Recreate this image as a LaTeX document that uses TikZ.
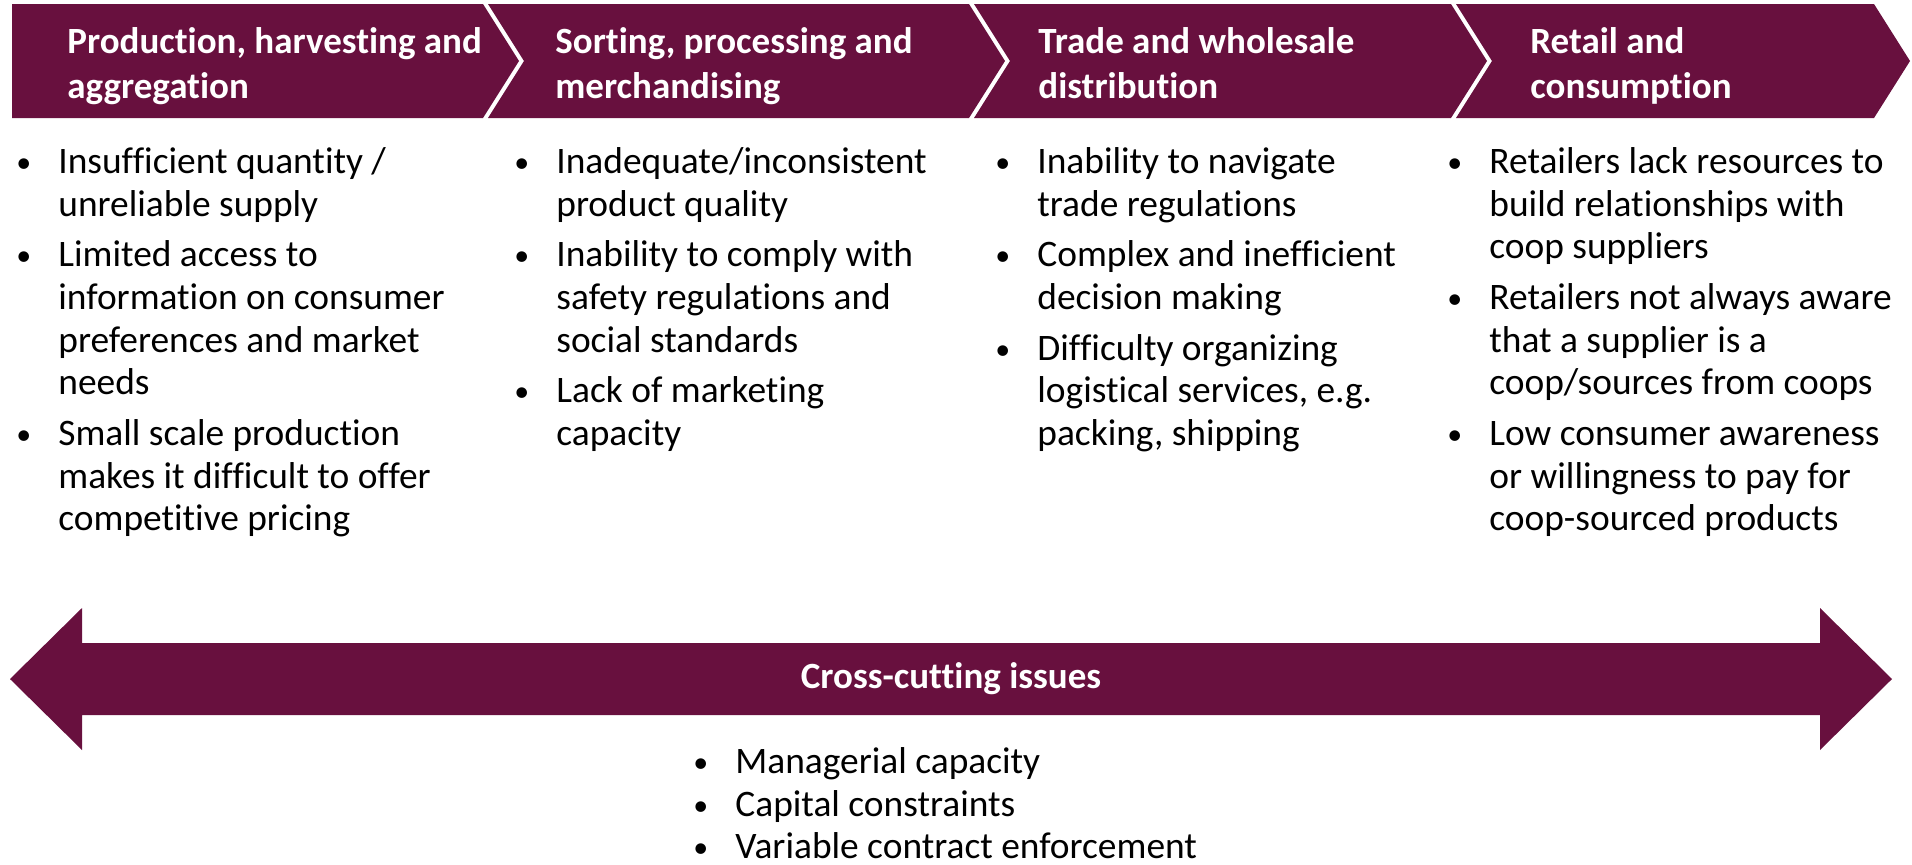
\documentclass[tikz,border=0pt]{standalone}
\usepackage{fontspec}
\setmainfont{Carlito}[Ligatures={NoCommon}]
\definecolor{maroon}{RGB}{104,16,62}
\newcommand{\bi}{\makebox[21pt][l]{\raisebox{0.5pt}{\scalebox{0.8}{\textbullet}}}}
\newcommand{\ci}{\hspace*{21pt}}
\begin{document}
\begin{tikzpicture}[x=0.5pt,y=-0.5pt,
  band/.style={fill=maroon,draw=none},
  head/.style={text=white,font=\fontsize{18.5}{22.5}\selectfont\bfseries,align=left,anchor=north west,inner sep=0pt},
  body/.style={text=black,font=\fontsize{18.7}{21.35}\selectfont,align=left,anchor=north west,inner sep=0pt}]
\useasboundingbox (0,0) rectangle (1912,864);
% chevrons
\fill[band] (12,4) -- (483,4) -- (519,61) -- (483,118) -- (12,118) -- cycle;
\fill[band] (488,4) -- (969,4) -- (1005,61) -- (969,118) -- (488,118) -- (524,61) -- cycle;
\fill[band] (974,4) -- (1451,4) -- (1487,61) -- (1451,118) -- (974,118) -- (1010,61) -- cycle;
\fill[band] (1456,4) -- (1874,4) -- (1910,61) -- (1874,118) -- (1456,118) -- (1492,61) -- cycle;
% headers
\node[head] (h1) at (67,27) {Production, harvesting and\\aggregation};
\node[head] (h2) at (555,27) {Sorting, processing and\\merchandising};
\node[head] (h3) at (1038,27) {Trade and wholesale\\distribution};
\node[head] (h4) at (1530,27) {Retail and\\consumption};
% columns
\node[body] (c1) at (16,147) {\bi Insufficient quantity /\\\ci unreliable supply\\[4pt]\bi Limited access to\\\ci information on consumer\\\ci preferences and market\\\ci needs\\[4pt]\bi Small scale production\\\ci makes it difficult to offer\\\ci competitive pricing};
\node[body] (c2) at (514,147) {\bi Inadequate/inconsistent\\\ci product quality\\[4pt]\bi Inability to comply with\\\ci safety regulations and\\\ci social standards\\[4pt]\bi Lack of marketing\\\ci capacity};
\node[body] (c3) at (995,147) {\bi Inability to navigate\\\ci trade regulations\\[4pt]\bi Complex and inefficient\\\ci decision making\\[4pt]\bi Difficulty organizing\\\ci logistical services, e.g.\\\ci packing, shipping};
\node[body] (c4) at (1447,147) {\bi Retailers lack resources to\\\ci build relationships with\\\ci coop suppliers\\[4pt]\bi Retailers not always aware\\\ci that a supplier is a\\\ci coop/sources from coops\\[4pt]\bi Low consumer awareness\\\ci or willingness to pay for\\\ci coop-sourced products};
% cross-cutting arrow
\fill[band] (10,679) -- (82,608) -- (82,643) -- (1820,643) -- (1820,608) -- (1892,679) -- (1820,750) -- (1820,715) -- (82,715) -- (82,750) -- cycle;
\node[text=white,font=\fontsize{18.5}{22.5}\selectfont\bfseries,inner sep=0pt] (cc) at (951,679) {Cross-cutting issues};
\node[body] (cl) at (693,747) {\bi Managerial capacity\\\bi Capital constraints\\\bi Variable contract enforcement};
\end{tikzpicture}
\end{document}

# [WRITTEN EXERCISE]
Write the listing above out again exactly, dropping each image.

# [EXERCISE RESPONSE]
Recreate this image as a LaTeX document that uses TikZ.
\documentclass[tikz,border=0pt]{standalone}
\usepackage{fontspec}
\setmainfont{Carlito}[Ligatures={NoCommon}]
\definecolor{maroon}{RGB}{104,16,62}
\newcommand{\bi}{\makebox[21pt][l]{\raisebox{0.5pt}{\scalebox{0.8}{\textbullet}}}}
\newcommand{\ci}{\hspace*{21pt}}
\begin{document}
\begin{tikzpicture}[x=0.5pt,y=-0.5pt,
  band/.style={fill=maroon,draw=none},
  head/.style={text=white,font=\fontsize{18.5}{22.5}\selectfont\bfseries,align=left,anchor=north west,inner sep=0pt},
  body/.style={text=black,font=\fontsize{18.7}{21.35}\selectfont,align=left,anchor=north west,inner sep=0pt}]
\useasboundingbox (0,0) rectangle (1912,864);
% chevrons
\fill[band] (12,4) -- (483,4) -- (519,61) -- (483,118) -- (12,118) -- cycle;
\fill[band] (488,4) -- (969,4) -- (1005,61) -- (969,118) -- (488,118) -- (524,61) -- cycle;
\fill[band] (974,4) -- (1451,4) -- (1487,61) -- (1451,118) -- (974,118) -- (1010,61) -- cycle;
\fill[band] (1456,4) -- (1874,4) -- (1910,61) -- (1874,118) -- (1456,118) -- (1492,61) -- cycle;
% headers
\node[head] (h1) at (67,27) {Production, harvesting and\\aggregation};
\node[head] (h2) at (555,27) {Sorting, processing and\\merchandising};
\node[head] (h3) at (1038,27) {Trade and wholesale\\distribution};
\node[head] (h4) at (1530,27) {Retail and\\consumption};
% columns
\node[body] (c1) at (16,147) {\bi Insufficient quantity /\\\ci unreliable supply\\[4pt]\bi Limited access to\\\ci information on consumer\\\ci preferences and market\\\ci needs\\[4pt]\bi Small scale production\\\ci makes it difficult to offer\\\ci competitive pricing};
\node[body] (c2) at (514,147) {\bi Inadequate/inconsistent\\\ci product quality\\[4pt]\bi Inability to comply with\\\ci safety regulations and\\\ci social standards\\[4pt]\bi Lack of marketing\\\ci capacity};
\node[body] (c3) at (995,147) {\bi Inability to navigate\\\ci trade regulations\\[4pt]\bi Complex and inefficient\\\ci decision making\\[4pt]\bi Difficulty organizing\\\ci logistical services, e.g.\\\ci packing, shipping};
\node[body] (c4) at (1447,147) {\bi Retailers lack resources to\\\ci build relationships with\\\ci coop suppliers\\[4pt]\bi Retailers not always aware\\\ci that a supplier is a\\\ci coop/sources from coops\\[4pt]\bi Low consumer awareness\\\ci or willingness to pay for\\\ci coop-sourced products};
% cross-cutting arrow
\fill[band] (10,679) -- (82,608) -- (82,643) -- (1820,643) -- (1820,608) -- (1892,679) -- (1820,750) -- (1820,715) -- (82,715) -- (82,750) -- cycle;
\node[text=white,font=\fontsize{18.5}{22.5}\selectfont\bfseries,inner sep=0pt] (cc) at (951,679) {Cross-cutting issues};
\node[body] (cl) at (693,747) {\bi Managerial capacity\\\bi Capital constraints\\\bi Variable contract enforcement};
\end{tikzpicture}
\end{document}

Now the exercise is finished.